For Rachel Shotkin, a fourth year psychology major, Hanukkah is no longer celebrated in her family because it is not a religious holiday that has biblical tiebacks. As a child, Shotkin said her family did participate in some Hanukkah traditions such as playing dreidel and making latkes; however, her parents chose not to give her gifts because that is only part of the American holiday.

“I think it lost some of its magic as I got older because the other holidays have some religious purpose behind them. The holidays that happen during the rest of the year either have something with the Torah or they have a historical moment behind them,” Shotkin said. “Hanukkah is a festival, and it’s a fun one, but we have more fun festivals where you dress up and eat special foods and everything.”

Sharmeen Saeed, a second-year nutritional science major, does not celebrate any holidays in December because they are not part of her Pakistani or Muslim background. Although she doesn’t celebrate a traditional holiday, Saeed still enjoys going shopping with her family during the season and experiencing the holiday atmosphere.

“It’s more like experiencing the holidays than actually celebrating the holidays,” Saeed said.

Though there aren’t many Christians in her home country in Pakistan, Saeed reminisces of one holiday where she saw streets adorned in Christmas decorations and crowds of people going shopping, which drew her curiosity to the holiday.

“That’s one memory I cherish because my parents never told me or ever taught me about it,” Saeed said. “That was a curiosity that built up over the years. And then learn [about it] and come here and see everything lit up and stores commercializing for four months straight.”

Nilofer Chollampat, a fourth-year biopsychology major, also spends her holiday break with family. They travel to see their other family members around the country. Though she doesn’t celebrate Christmas as a Muslim, she notes that she was always curious about the holiday from what she’s seen on television.

“I guess for Christmas, I was always really confused,” Collampat said. “I was like, ‘What do [they] do? Are they really opening their presents all day? Are they really sitting in their pajamas like the Kohl’s commercials show?’”

For Maria Salazar, a fourth-year Chicano/a studies and psychology double major, her holiday tradition is based on a Mexican practice called Las Posadas, where people would go from home to home asking for refuge for the holy family.
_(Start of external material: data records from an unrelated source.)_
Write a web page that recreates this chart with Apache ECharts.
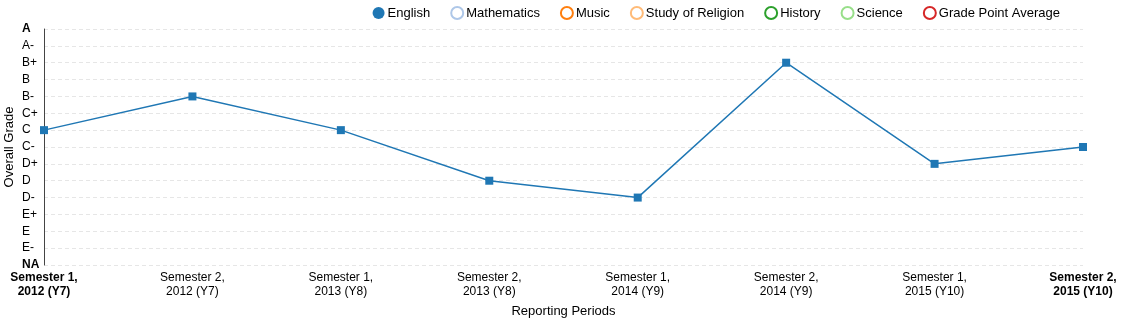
<!DOCTYPE html>
<html><head><meta charset="utf-8">
<script src="https://cdn.jsdelivr.net/npm/echarts@6/dist/echarts.min.js"></script>
<style>html,body{margin:0;padding:0;background:#fff}#c{width:1128px;height:322px}</style>
</head><body><div id="c"></div>
<script>
const periods = ["Semester 1,\n2012 (Y7)","Semester 2,\n2012 (Y7)","Semester 1,\n2013 (Y8)","Semester 2,\n2013 (Y8)","Semester 1,\n2014 (Y9)","Semester 2,\n2014 (Y9)","Semester 1,\n2015 (Y10)","Semester 2,\n2015 (Y10)"];
const grades = ["NA","E-","E","E+","D-","D","D+","C-","C","C+","B-","B","B+","A-","A"];
const englishGrades = ["C","B-","C","D","D-","B+","D+","C-"];
const seriesNames = ["English","Mathematics","Music","Study of Religion","History","Science","Grade Point Average"];
const seriesColors = ["#1f77b4","#aec7e8","#ff7f0e","#ffbb78","#2ca02c","#98df8a","#d62728"];

const englishValues = englishGrades.map(g => grades.indexOf(g));
const FONT = "Liberation Sans, Arial, sans-serif";
const chart = echarts.init(document.getElementById('c'), null, {renderer:'canvas'});
const series = seriesNames.map((n,i) => ({
  name:n, type:'line',
  data: i===0 ? englishValues : [],
  symbol:'rect', symbolSize:8,
  lineStyle:{width:1.5,color:seriesColors[i]},
  itemStyle:{color:seriesColors[i]},
  animation:false
}));
chart.setOption({
  animation:false,
  textStyle:{fontFamily:FONT},
  legend:{
    top:1, right:63, itemGap:20, itemWidth:12, itemHeight:12,
    textStyle:{fontSize:13, color:'#000', fontFamily:FONT, padding:[0,0,0,-2]},
    data: seriesNames.map((n,i)=>({
      name:n, icon:'circle',
      itemStyle: i===0 ? {color:seriesColors[i], borderColor:seriesColors[i], borderWidth:0}
                       : {color:'#fff', borderColor:seriesColors[i], borderWidth:2}
    }))
  },
  grid:{left:44,right:45,top:29,bottom:57,containLabel:false,outerBoundsMode:'none'},
  xAxis:{
    type:'category', data:periods, boundaryGap:false,
    name:'Reporting Periods', nameLocation:'middle', nameGap:40, nameMoveOverlap:false,
    nameTextStyle:{fontSize:13,color:'#000',fontFamily:FONT},
    axisLine:{show:false}, axisTick:{show:false},
    axisLabel:{
      interval:0, fontSize:12, color:'#000', margin:6, lineHeight:14, fontFamily:FONT,
      formatter:(v,i)=> (i===0||i===periods.length-1) ? '{b|'+v+'}' : v,
      rich:{b:{fontWeight:'bold',fontSize:12,color:'#000',lineHeight:14,fontFamily:FONT}}
    },
    splitLine:{show:false}
  },
  yAxis:{
    type:'value', min:0, max:grades.length-1, interval:1,
    name:'Overall Grade', nameLocation:'middle', nameGap:28, nameRotate:90, nameMoveOverlap:false,
    nameTextStyle:{fontSize:13,color:'#000',fontFamily:FONT},
    axisLine:{show:true, lineStyle:{color:'#444',width:1}},
    axisTick:{show:false},
    axisLabel:{
      fontSize:12, color:'#000', margin:22, align:'left', fontFamily:FONT,
      formatter:(v)=>{const g=grades[v]; return (v===0||v===grades.length-1)?'{b|'+g+'}':g;},
      rich:{b:{fontWeight:'bold',fontSize:12,color:'#000',fontFamily:FONT}}
    },
    splitLine:{show:true, lineStyle:{color:'#e6e6e6', type:[4,3], width:1}}
  },
  series: series
});
</script></body></html>
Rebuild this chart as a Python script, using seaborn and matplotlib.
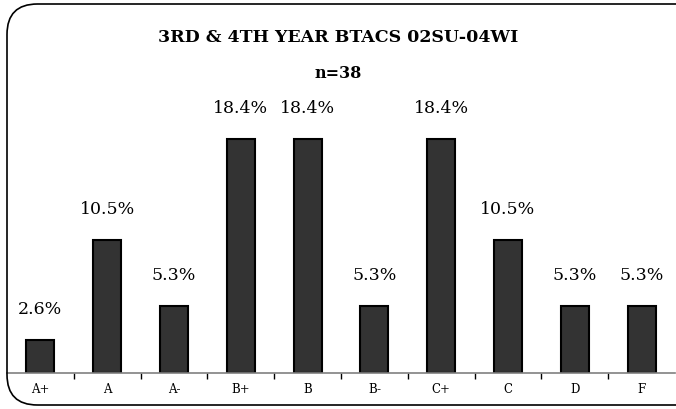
import pandas as pd
import seaborn as sns
import matplotlib.pyplot as plt
from matplotlib.patches import FancyBboxPatch

# dados
grades = ['A+', 'A', 'A-', 'B+', 'B', 'B-', 'C+', 'C', 'D', 'F']
pct = [2.6, 10.5, 5.3, 18.4, 18.4, 5.3, 18.4, 10.5, 5.3, 5.3]
title = '3RD & 4TH YEAR BTACS 02SU-04WI'
subtitle = 'n=38'

df = pd.DataFrame({'grade': grades, 'pct': pct})

sns.set_style('white')
plt.rcParams['font.family'] = ['DejaVu Serif']
plt.rcParams['text.color'] = 'black'
plt.rcParams['xtick.color'] = 'black'
plt.rcParams['xtick.labelcolor'] = 'black'

fig = plt.figure(figsize=(6.76, 4.09), dpi=100)
ax = fig.add_axes([7 / 676, 36 / 409, 668 / 676, 254 / 409])

sns.barplot(data=df, x='grade', y='pct', color='#333333', width=0.42,
            edgecolor='black', linewidth=1.5, saturation=1, ax=ax)

for i, v in enumerate(pct):
    ax.annotate(f'{v:.1f}%', (i, v), xytext=(0, 22), textcoords='offset points',
                ha='center', va='center', fontsize=12.5, color='black')

ax.set_ylim(0, 20)
ax.set_xlim(-0.5, len(grades) - 0.5)
ax.set_xlabel('')
ax.set_ylabel('')
ax.set_yticks([])
for s in ['top', 'left', 'right']:
    ax.spines[s].set_visible(False)
ax.spines['bottom'].set_color('#808080')
ax.spines['bottom'].set_linewidth(1.2)

# marcas entre categorias
ax.set_xticks([i + 0.5 for i in range(len(grades) - 1)], minor=True)
ax.tick_params(axis='x', which='minor', bottom=True, length=4, width=1,
               color='black', direction='out')
ax.tick_params(axis='x', which='major', length=0, labelsize=8.5, pad=7)

fig.text(0.5, 1 - 38 / 409, title, ha='center', va='center', fontsize=12.5, fontweight='bold')
fig.text(0.5, 1 - 73 / 409, subtitle, ha='center', va='center', fontsize=11.5, fontweight='bold')

# moldura arredondada
box = FancyBboxPatch((7 / 676, 4 / 409), 700 / 676, 401 / 409,
                     boxstyle='round,pad=0,rounding_size=0.045',
                     transform=fig.transFigure, fill=False, edgecolor='black',
                     linewidth=1.2, mutation_aspect=676 / 409, clip_on=False)
fig.patches.append(box)

fig.savefig('out.png', dpi=100)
How Salazar’s family adapts this tradition is by going from family member’s houses, where each house would have their own nativity scene.

During the holidays, Salazar’s family spends three days making tamales in preparation for Christmas Eve, where over 60 family members from out of town and from Mexico gather at her grandmother’s house. Because her family is so large, Salazar said that last year’s Christmas took over six hours just to open presents alone.

“There’s good and bad times during the year, but the holidays are a time when people can come together and can celebrate just being with each other,” Salazar said.

Because Senze Yang, a third-year psychology and Asian American studies double major, comes from a Chinese background, Christmas is not celebrated in her family due to more culturally important holidays, such as Chinese New Year and the Lunar Moon Festival.

Yang’s family often spends the holiday working, only coming together with her family at night to enjoy a meal out of assimilation. Though the meal is adapted out of Christmas, Yang’s family enjoys traditional Chinese food such as steamed fish, roasted pork and garlic crab.

Although Yang notes that when she was younger she wished for a traditional Christmas, now that she is older, she understands and respects her parents’ choice to maintain their cultural roots.

In the end, it does not seem to matter how you spend the holiday season, but rather who you spend it with. MUSE wishes you a happy winter break!